The lights weren’t the only things going out: The CBS announcers lost power, as apparently did the top-level cameras and the coaches’ communications systems.  This points to a failure in wiring the building’s critical circuits.  By far the most important thing to keep going in the case of an emergency (after emergency lighting and the PA system, both of which worked) is the power to the television operations.  Television is what pays everyone’s bills, so that should have priority over other systems.  It did not.  Likewise, the fact that one team’s communications systems continued to work (the 49ers) and the other’s didn’t (the Ravens), showed that someone didn’t think very clearly when designing the critical circuit design.

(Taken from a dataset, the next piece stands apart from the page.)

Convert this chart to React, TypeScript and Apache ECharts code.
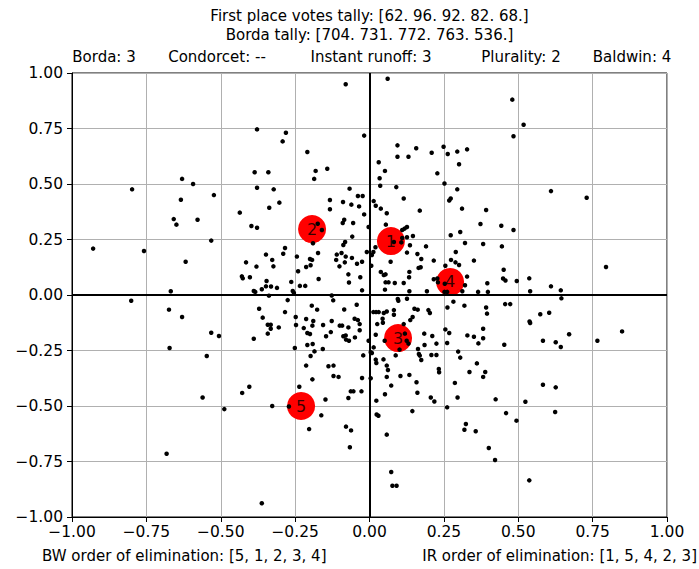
import React, { useEffect, useRef } from "react";
import * as echarts from "echarts";

const titleLines = [
  "First place votes tally: [62. 96. 92. 82. 68.]",
  "Borda tally: [704. 731. 772. 763. 536.]",
];
const winnerLabels = ["Borda: 3", "Condorcet: --", "Instant runoff: 3", "Plurality: 2", "Baldwin: 4"];
const bwOrder = "BW order of elimination: [5, 1, 2, 3, 4]";
const irOrder = "IR order of elimination: [1, 5, 4, 2, 3]";

const candidateNames = ["1", "2", "3", "4", "5"];
const candidates: number[][] = [
  [0.072, 0.243], [-0.193, 0.297], [0.096, -0.194], [0.271, 0.059], [-0.23, -0.5],
];

const voters: number[][] = [
  [-0.630,0.523],[-0.593,0.500],[-0.798,0.476],[-0.523,0.450],[-0.634,0.429],[-0.658,0.342],[-0.578,0.339],[-0.649,0.317],[-0.532,0.245],[-0.929,0.209],[-0.758,0.198],[-0.618,0.150],[-0.668,0.017],
  [-0.080,0.949],[-0.378,0.746],[-0.281,0.731],[-0.292,0.692],[-0.018,0.718],[-0.209,0.644],[-0.386,0.553],[-0.340,0.553],[-0.181,0.559],[-0.142,0.569],[-0.186,0.523],[-0.378,0.483],[-0.322,0.476],[-0.067,0.479],[-0.133,0.428],[-0.089,0.419],[-0.039,0.446],[-0.023,0.446],[-0.303,0.416],[-0.337,0.393],[-0.133,0.386],[-0.061,0.407],[-0.035,0.399],[-0.436,0.371],[-0.018,0.363],[-0.085,0.339],[-0.090,0.324],[-0.055,0.324],[-0.397,0.311],[-0.378,0.303],[-0.174,0.321],[-0.160,0.293],[-0.003,0.306],[-0.058,0.263],[-0.190,0.233],[-0.082,0.239],[-0.088,0.225],[-0.284,0.212],[-0.348,0.182],[-0.290,0.186],[-0.244,0.173],[-0.173,0.189],[-0.009,0.194],[-0.110,0.182],[-0.094,0.189],[-0.080,0.173],[-0.059,0.167],[-0.327,0.158],[-0.200,0.162],[-0.193,0.158],[-0.112,0.158],[-0.415,0.147],[-0.083,0.147],[-0.042,0.141],[-0.025,0.150],[-0.380,0.128],[-0.323,0.129],[-0.213,0.126],[-0.198,0.134],[-0.101,0.129],[-0.240,0.107],[-0.071,0.093],[-0.429,0.084],[-0.426,0.075],[-0.402,0.080],[-0.171,0.072],[-0.031,0.080],[-0.346,0.063],[-0.263,0.059],[-0.069,0.056],[-0.348,0.039],[-0.331,0.038],[-0.311,0.032],[-0.234,0.041],[-0.216,0.041],[-0.362,0.026],[-0.389,0.018],[-0.384,0.014],[-0.258,0.018],[-0.254,0.009],[-0.025,0.021],[-0.127,-0.002],[-0.338,-0.003],
  [0.061,0.974],[0.480,0.880],[0.484,0.715],[0.094,0.674],[0.157,0.661],[0.249,0.668],[0.209,0.641],[0.263,0.635],[0.295,0.646],[0.328,0.656],[0.094,0.623],[0.131,0.623],[0.031,0.598],[0.301,0.589],[0.052,0.559],[0.228,0.548],[0.034,0.526],[0.036,0.492],[0.252,0.502],[0.090,0.486],[0.295,0.476],[0.014,0.423],[0.021,0.402],[0.115,0.435],[0.268,0.426],[0.273,0.435],[0.038,0.389],[0.058,0.368],[0.169,0.380],[0.311,0.389],[0.392,0.383],[0.055,0.317],[0.373,0.320],[0.443,0.312],[0.484,0.293],[0.126,0.306],[0.118,0.299],[0.110,0.293],[0.305,0.284],[0.273,0.269],[0.146,0.266],[0.126,0.260],[0.110,0.257],[0.082,0.239],[0.107,0.237],[0.020,0.215],[0.136,0.224],[0.190,0.219],[0.321,0.234],[0.382,0.230],[0.445,0.219],[0.013,0.194],[0.008,0.180],[0.126,0.191],[0.161,0.185],[0.290,0.194],[0.174,0.162],[0.216,0.155],[0.274,0.158],[0.289,0.147],[0.301,0.135],[0.351,0.155],[0.071,0.150],[0.006,0.132],[0.255,0.132],[0.165,0.122],[0.172,0.125],[0.038,0.104],[0.134,0.104],[0.451,0.114],[0.048,0.090],[0.054,0.093],[0.133,0.080],[0.216,0.071],[0.228,0.074],[0.230,0.057],[0.328,0.083],[0.449,0.074],[0.457,0.065],[0.054,0.057],[0.064,0.057],[0.085,0.054],[0.115,0.054],[0.495,0.063],[0.253,0.051],[0.396,0.053],[0.321,0.044],[0.052,0.024],[0.134,0.017],[0.193,0.017],[0.252,0.014],[0.261,0.014],[0.312,0.017],[0.365,0.014],[0.398,0.014],
  [0.518,0.767],[0.610,0.468],[0.730,0.438],[0.795,0.126],[0.537,0.075],[0.540,0.017],[0.610,0.039],[0.643,0.021],
  [-0.801,-0.026],[-0.674,-0.066],[-0.630,-0.099],[-0.532,-0.170],[-0.506,-0.185],[-0.672,-0.239],[-0.547,-0.275],[-0.561,-0.462],[-0.682,-0.715],
  [-0.275,-0.023],[-0.122,-0.024],[-0.371,-0.062],[-0.194,-0.048],[-0.176,-0.066],[-0.085,-0.065],[-0.043,-0.044],[-0.284,-0.077],[-0.359,-0.102],[-0.248,-0.099],[-0.213,-0.108],[-0.189,-0.117],[-0.127,-0.117],[-0.050,-0.107],[-0.039,-0.113],[-0.342,-0.134],[-0.332,-0.134],[-0.332,-0.152],[-0.305,-0.146],[-0.247,-0.135],[-0.221,-0.149],[-0.192,-0.138],[-0.156,-0.135],[-0.100,-0.138],[-0.092,-0.138],[-0.071,-0.146],[-0.033,-0.131],[-0.033,-0.159],[-0.342,-0.174],[-0.209,-0.171],[-0.200,-0.176],[-0.130,-0.167],[-0.146,-0.186],[-0.088,-0.186],[-0.080,-0.182],[-0.079,-0.201],[-0.069,-0.206],[-0.049,-0.191],[-0.003,-0.206],[-0.389,-0.197],[-0.209,-0.225],[-0.191,-0.221],[-0.251,-0.239],[-0.157,-0.243],[-0.185,-0.254],[-0.198,-0.275],[-0.021,-0.272],[-0.213,-0.318],[-0.138,-0.321],[-0.121,-0.318],[-0.121,-0.365],[-0.104,-0.369],[-0.192,-0.380],[-0.025,-0.374],[-0.236,-0.413],[-0.404,-0.413],[-0.428,-0.441],[-0.063,-0.434],[-0.054,-0.434],[-0.027,-0.434],[-0.071,-0.464],[-0.148,-0.471],[-0.327,-0.500],[-0.271,-0.502],[-0.488,-0.514],[-0.162,-0.542],[-0.203,-0.604],[-0.079,-0.593],[-0.062,-0.610],[-0.066,-0.686],[-0.362,-0.938],
  [0.095,-0.018],[0.097,-0.026],[0.126,-0.017],[0.262,-0.056],[0.282,-0.030],[0.319,-0.048],[0.392,-0.056],[0.395,-0.084],[0.456,-0.041],[0.473,-0.041],[0.013,-0.077],[0.022,-0.077],[0.031,-0.077],[0.048,-0.081],[0.058,-0.074],[0.082,-0.068],[0.082,-0.089],[0.151,-0.062],[0.162,-0.066],[0.198,-0.068],[0.203,-0.081],[0.044,-0.107],[0.045,-0.125],[0.026,-0.131],[0.145,-0.099],[0.137,-0.113],[0.115,-0.131],[0.255,-0.155],[0.268,-0.171],[0.382,-0.152],[0.021,-0.179],[0.051,-0.206],[0.119,-0.174],[0.125,-0.206],[0.131,-0.219],[0.184,-0.174],[0.211,-0.185],[0.185,-0.225],[0.225,-0.219],[0.261,-0.216],[0.329,-0.182],[0.351,-0.188],[0.366,-0.218],[0.382,-0.195],[0.453,-0.224],[0.014,-0.236],[0.004,-0.258],[0.008,-0.261],[0.101,-0.246],[0.088,-0.272],[0.163,-0.243],[0.166,-0.266],[0.169,-0.273],[0.208,-0.270],[0.225,-0.270],[0.174,-0.293],[0.298,-0.255],[0.305,-0.282],[0.021,-0.291],[0.023,-0.306],[0.047,-0.290],[0.058,-0.318],[0.062,-0.338],[0.361,-0.308],[0.233,-0.333],[0.234,-0.348],[0.104,-0.365],[0.134,-0.360],[0.058,-0.369],[0.336,-0.347],[0.389,-0.347],[0.382,-0.369],[0.004,-0.375],[0.158,-0.393],[0.287,-0.396],[0.073,-0.408],[0.161,-0.440],[0.052,-0.447],[0.206,-0.462],[0.218,-0.480],[0.296,-0.462],[0.424,-0.470],[0.023,-0.476],[0.261,-0.506],[0.144,-0.523],[0.024,-0.538],[0.030,-0.544],[0.459,-0.532],[0.494,-0.566],[0.324,-0.581],[0.319,-0.607],[0.357,-0.614],[0.058,-0.629],[0.401,-0.689],[0.422,-0.743],[0.073,-0.797],[0.077,-0.859],[0.091,-0.859],
  [0.645,-0.015],[0.574,-0.087],[0.604,-0.080],[0.538,-0.119],[0.540,-0.126],[0.671,-0.177],[0.849,-0.164],[0.583,-0.206],[0.626,-0.213],[0.643,-0.234],[0.766,-0.206],[0.583,-0.404],[0.626,-0.416],[0.524,-0.481],[0.624,-0.527],[0.537,-0.835],
];

const FONT = "'DejaVu Sans', sans-serif";
const fmt = (v: number) => v.toFixed(2).replace("-", "\u2212");

export default function App() {
  const ref = useRef<HTMLDivElement>(null);
  useEffect(() => {
    if (!ref.current) return;
    const chart = echarts.init(ref.current, null, { renderer: "svg" });
    const winnerX = [104, 217, 371, 521, 632];
    const txt = (text: string, x: number, y: number, align = "center") => ({
      type: "text",
      x,
      y,
      style: {
        text,
        fill: "#000",
        font: `15px ${FONT}`,
        align,
        verticalAlign: "middle",
        textAlign: align,
        textVerticalAlign: "middle",
      },
    });
    chart.setOption({
      animation: false,
      backgroundColor: "#fff",
      grid: { left: 72, right: 32, top: 73, bottom: 52, show: true, borderColor: "#000", borderWidth: 1, backgroundColor: "transparent" },
      xAxis: {
        type: "value", min: -1, max: 1, interval: 0.25,
        axisLine: { show: true, onZero: false, lineStyle: { color: "#000", width: 1 } },
        axisTick: { show: true, inside: false, length: 5, lineStyle: { color: "#000" } },
        axisLabel: { formatter: fmt, color: "#000", fontSize: 15.5, fontFamily: FONT, margin: 7 },
        splitLine: { show: true, lineStyle: { color: "#b0b0b0", width: 1 } },
      },
      yAxis: {
        type: "value", min: -1, max: 1, interval: 0.25,
        axisLine: { show: true, onZero: false, lineStyle: { color: "#000", width: 1 } },
        axisTick: { show: true, inside: false, length: 5, lineStyle: { color: "#000" } },
        axisLabel: { formatter: fmt, color: "#000", fontSize: 15.5, fontFamily: FONT, margin: 9 },
        splitLine: { show: true, lineStyle: { color: "#b0b0b0", width: 1 } },
      },
      graphic: [
        txt(titleLines[0], 369.5, 16),
        txt(titleLines[1], 369.5, 35),
        ...winnerLabels.map((t, i) => txt(t, winnerX[i], 57)),
        txt(bwOrder, 42, 556, "left"),
        txt(irOrder, 697, 556, "right"),
      ],
      series: [
        {
          type: "scatter",
          z: 2,
          symbolSize: 28,
          itemStyle: { color: "#ff0000", opacity: 1 },
          data: candidates,
          silent: true,
          markLine: {
            silent: true,
            symbol: "none",
            label: { show: false },
            lineStyle: { color: "#000", width: 2, type: "solid" },
            data: [{ xAxis: 0 }, { yAxis: 0 }],
          },
        },
        {
          type: "scatter",
          z: 3,
          symbolSize: 4.5,
          itemStyle: { color: "#000", opacity: 1 },
          data: voters,
          silent: true,
        },
        {
          type: "scatter",
          z: 4,
          symbolSize: 1,
          itemStyle: { color: "rgba(0,0,0,0)" },
          data: candidates.map((c, i) => ({ value: c, name: candidateNames[i] })),
          label: { show: true, position: "inside", formatter: (p: any) => p.name, color: "#000", fontSize: 16, fontFamily: FONT },
          silent: true,
        },
      ],
    });
    return () => chart.dispose();
  }, []);
  return <div ref={ref} style={{ position: "absolute", left: 0, top: 0, width: 699, height: 569 }} />;
}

LEDs still shone: If you looked carefully at the scenes of the blackened sections of the stadium seating, you could see that the emergency stair lights were all still lit.  Likewise, the exterior colored lighting that bathes the outside walls of the stadium in light was still working.  That’s because it’s made up of LEDs, which consume a fraction of a percentage of the power required by the sodium high intensity discharge (HID) lamps used for the rest of the stadium lighting.  Additionally, the sodium HIDs, once they went out, took another 20 minutes to regain their full luminosity.  LEDs, on the other hand, require no warm-up time and sip so little electricity that managing the current for them is a much less complex task.

Engineers and Repairmen

Based on this knowledge, here are three important lessons learned from the power management debacle that was Super Bowl XLVII:

  • Right-sizing a UPS backup microgrid is about more than just installing a bunch of generators.  The art of designing a backup microgrid is about balancing the maximum number of diesel gensets with the minimal amount of load.  Physical space for backup gensets is almost always limited (especially in a flood plain like New Orleans, where generators have to be placed – at a minimum – on the second floor).  Thus, keeping the blackout from happening was more of a failure of critical circuit design than of generator management.
  • Energy efficiency counts more than backup power in times of emergency.  The failure of the sodium HID lights and the long warm-up time they require would have been solved by energy efficient LED lights, which also would have reduced the load on the UPS system.
  • Electrical design engineers are always more valuable than electric repairmen.  Designing the critical circuits to be prioritized during a power failure is a job worth doing right, as we saw on Sunday evening.  The designers of the Superdome’s UPS circuitry got some things very right: the success of the emergency lighting system kept the crowd from panicking.  But the problems with the broadcasting and team communications systems showed that not everything was so well-planned.